- [Instructions for the task] Leave out the pictures and repeat the data exactly.

- [Input for this task]
....

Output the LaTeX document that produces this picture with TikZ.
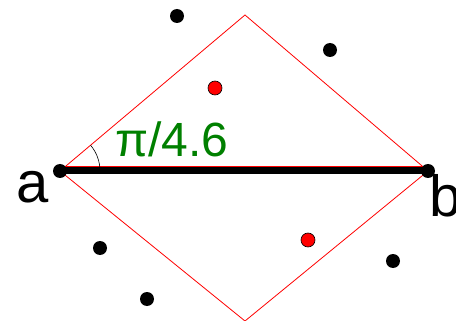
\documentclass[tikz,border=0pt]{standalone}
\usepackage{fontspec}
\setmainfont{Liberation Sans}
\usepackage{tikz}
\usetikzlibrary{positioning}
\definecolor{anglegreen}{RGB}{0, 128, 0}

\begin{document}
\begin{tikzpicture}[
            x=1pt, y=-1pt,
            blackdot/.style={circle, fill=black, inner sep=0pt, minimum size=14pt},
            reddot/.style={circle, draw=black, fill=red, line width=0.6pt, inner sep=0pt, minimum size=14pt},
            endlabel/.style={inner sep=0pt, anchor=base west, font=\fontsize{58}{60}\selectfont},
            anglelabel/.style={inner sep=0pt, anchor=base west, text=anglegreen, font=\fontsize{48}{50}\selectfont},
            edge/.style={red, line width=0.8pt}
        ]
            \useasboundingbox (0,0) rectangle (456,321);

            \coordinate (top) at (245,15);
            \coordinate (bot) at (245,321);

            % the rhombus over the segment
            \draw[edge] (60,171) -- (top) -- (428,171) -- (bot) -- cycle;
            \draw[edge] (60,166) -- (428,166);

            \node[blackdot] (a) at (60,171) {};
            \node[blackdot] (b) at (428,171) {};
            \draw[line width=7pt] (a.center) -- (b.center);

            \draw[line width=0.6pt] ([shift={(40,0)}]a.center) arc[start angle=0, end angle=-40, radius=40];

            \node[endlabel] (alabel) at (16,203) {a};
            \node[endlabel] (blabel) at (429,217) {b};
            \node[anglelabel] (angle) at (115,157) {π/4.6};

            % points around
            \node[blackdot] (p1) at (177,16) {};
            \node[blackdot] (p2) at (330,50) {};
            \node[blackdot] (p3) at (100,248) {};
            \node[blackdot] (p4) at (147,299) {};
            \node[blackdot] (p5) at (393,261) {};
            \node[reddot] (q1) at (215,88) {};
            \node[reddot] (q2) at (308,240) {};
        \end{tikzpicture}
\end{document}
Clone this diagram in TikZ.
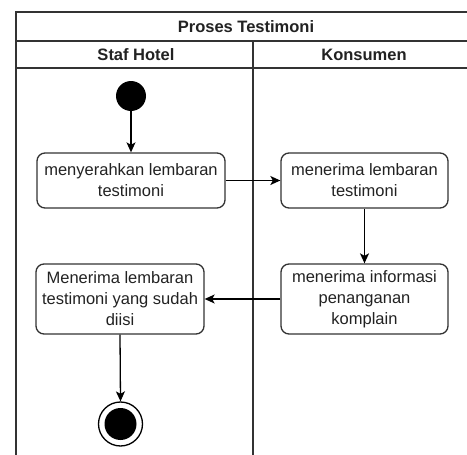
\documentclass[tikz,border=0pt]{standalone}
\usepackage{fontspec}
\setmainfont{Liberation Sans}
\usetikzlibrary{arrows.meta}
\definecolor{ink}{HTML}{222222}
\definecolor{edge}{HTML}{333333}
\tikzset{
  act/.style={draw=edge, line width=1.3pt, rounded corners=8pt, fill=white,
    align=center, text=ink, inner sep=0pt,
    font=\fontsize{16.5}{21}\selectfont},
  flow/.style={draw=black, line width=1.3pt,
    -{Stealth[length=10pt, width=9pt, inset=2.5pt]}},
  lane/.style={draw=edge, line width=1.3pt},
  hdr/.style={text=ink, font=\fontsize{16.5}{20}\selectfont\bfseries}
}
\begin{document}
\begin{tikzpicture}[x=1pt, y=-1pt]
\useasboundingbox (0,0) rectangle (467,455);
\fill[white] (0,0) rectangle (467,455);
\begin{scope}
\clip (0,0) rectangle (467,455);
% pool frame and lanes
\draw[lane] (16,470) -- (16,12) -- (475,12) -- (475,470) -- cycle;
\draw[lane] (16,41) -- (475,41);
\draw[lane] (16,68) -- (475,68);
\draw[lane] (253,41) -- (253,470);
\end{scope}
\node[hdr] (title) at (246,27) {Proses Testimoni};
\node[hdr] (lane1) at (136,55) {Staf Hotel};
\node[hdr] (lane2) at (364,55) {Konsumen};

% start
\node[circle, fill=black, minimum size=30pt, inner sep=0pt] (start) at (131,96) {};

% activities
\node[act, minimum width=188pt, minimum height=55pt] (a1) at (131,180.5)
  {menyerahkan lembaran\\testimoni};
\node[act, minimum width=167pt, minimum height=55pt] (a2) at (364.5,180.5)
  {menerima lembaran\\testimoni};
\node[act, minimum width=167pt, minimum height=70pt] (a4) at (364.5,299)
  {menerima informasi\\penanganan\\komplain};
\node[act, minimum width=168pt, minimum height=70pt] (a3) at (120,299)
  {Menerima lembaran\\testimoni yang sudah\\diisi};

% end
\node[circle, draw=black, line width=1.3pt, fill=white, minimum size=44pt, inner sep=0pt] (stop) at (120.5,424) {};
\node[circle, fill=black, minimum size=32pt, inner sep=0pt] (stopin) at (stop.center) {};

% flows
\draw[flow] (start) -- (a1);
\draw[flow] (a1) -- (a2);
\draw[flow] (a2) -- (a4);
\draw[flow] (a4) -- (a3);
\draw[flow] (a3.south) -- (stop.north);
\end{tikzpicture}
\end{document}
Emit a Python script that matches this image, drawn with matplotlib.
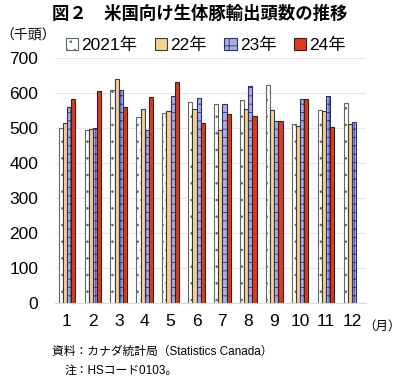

....

- [Answer to the problem]
Output the LaTeX document that produces this picture with TikZ.
\documentclass[tikz,border=0pt]{standalone}
\usepackage{fontspec}
\setmainfont{Liberation Sans}
\usepackage{tikz}
\usetikzlibrary{positioning}
\definecolor{anglegreen}{RGB}{0, 128, 0}

\begin{document}
\begin{tikzpicture}[
            x=1pt, y=-1pt,
            blackdot/.style={circle, fill=black, inner sep=0pt, minimum size=14pt},
            reddot/.style={circle, draw=black, fill=red, line width=0.6pt, inner sep=0pt, minimum size=14pt},
            endlabel/.style={inner sep=0pt, anchor=base west, font=\fontsize{58}{60}\selectfont},
            anglelabel/.style={inner sep=0pt, anchor=base west, text=anglegreen, font=\fontsize{48}{50}\selectfont},
            edge/.style={red, line width=0.8pt}
        ]
            \useasboundingbox (0,0) rectangle (456,321);

            \coordinate (top) at (245,15);
            \coordinate (bot) at (245,321);

            % the rhombus over the segment
            \draw[edge] (60,171) -- (top) -- (428,171) -- (bot) -- cycle;
            \draw[edge] (60,166) -- (428,166);

            \node[blackdot] (a) at (60,171) {};
            \node[blackdot] (b) at (428,171) {};
            \draw[line width=7pt] (a.center) -- (b.center);

            \draw[line width=0.6pt] ([shift={(40,0)}]a.center) arc[start angle=0, end angle=-40, radius=40];

            \node[endlabel] (alabel) at (16,203) {a};
            \node[endlabel] (blabel) at (429,217) {b};
            \node[anglelabel] (angle) at (115,157) {π/4.6};

            % points around
            \node[blackdot] (p1) at (177,16) {};
            \node[blackdot] (p2) at (330,50) {};
            \node[blackdot] (p3) at (100,248) {};
            \node[blackdot] (p4) at (147,299) {};
            \node[blackdot] (p5) at (393,261) {};
            \node[reddot] (q1) at (215,88) {};
            \node[reddot] (q2) at (308,240) {};
        \end{tikzpicture}
\end{document}
Clone this diagram in TikZ.
\documentclass[tikz,border=0pt]{standalone}
\usepackage{fontspec}
\setmainfont{Liberation Sans}
\usetikzlibrary{arrows.meta}
\definecolor{ink}{HTML}{222222}
\definecolor{edge}{HTML}{333333}
\tikzset{
  act/.style={draw=edge, line width=1.3pt, rounded corners=8pt, fill=white,
    align=center, text=ink, inner sep=0pt,
    font=\fontsize{16.5}{21}\selectfont},
  flow/.style={draw=black, line width=1.3pt,
    -{Stealth[length=10pt, width=9pt, inset=2.5pt]}},
  lane/.style={draw=edge, line width=1.3pt},
  hdr/.style={text=ink, font=\fontsize{16.5}{20}\selectfont\bfseries}
}
\begin{document}
\begin{tikzpicture}[x=1pt, y=-1pt]
\useasboundingbox (0,0) rectangle (467,455);
\fill[white] (0,0) rectangle (467,455);
\begin{scope}
\clip (0,0) rectangle (467,455);
% pool frame and lanes
\draw[lane] (16,470) -- (16,12) -- (475,12) -- (475,470) -- cycle;
\draw[lane] (16,41) -- (475,41);
\draw[lane] (16,68) -- (475,68);
\draw[lane] (253,41) -- (253,470);
\end{scope}
\node[hdr] (title) at (246,27) {Proses Testimoni};
\node[hdr] (lane1) at (136,55) {Staf Hotel};
\node[hdr] (lane2) at (364,55) {Konsumen};

% start
\node[circle, fill=black, minimum size=30pt, inner sep=0pt] (start) at (131,96) {};

% activities
\node[act, minimum width=188pt, minimum height=55pt] (a1) at (131,180.5)
  {menyerahkan lembaran\\testimoni};
\node[act, minimum width=167pt, minimum height=55pt] (a2) at (364.5,180.5)
  {menerima lembaran\\testimoni};
\node[act, minimum width=167pt, minimum height=70pt] (a4) at (364.5,299)
  {menerima informasi\\penanganan\\komplain};
\node[act, minimum width=168pt, minimum height=70pt] (a3) at (120,299)
  {Menerima lembaran\\testimoni yang sudah\\diisi};

% end
\node[circle, draw=black, line width=1.3pt, fill=white, minimum size=44pt, inner sep=0pt] (stop) at (120.5,424) {};
\node[circle, fill=black, minimum size=32pt, inner sep=0pt] (stopin) at (stop.center) {};

% flows
\draw[flow] (start) -- (a1);
\draw[flow] (a1) -- (a2);
\draw[flow] (a2) -- (a4);
\draw[flow] (a4) -- (a3);
\draw[flow] (a3.south) -- (stop.north);
\end{tikzpicture}
\end{document}
Emit a Python script that matches this image, drawn with matplotlib.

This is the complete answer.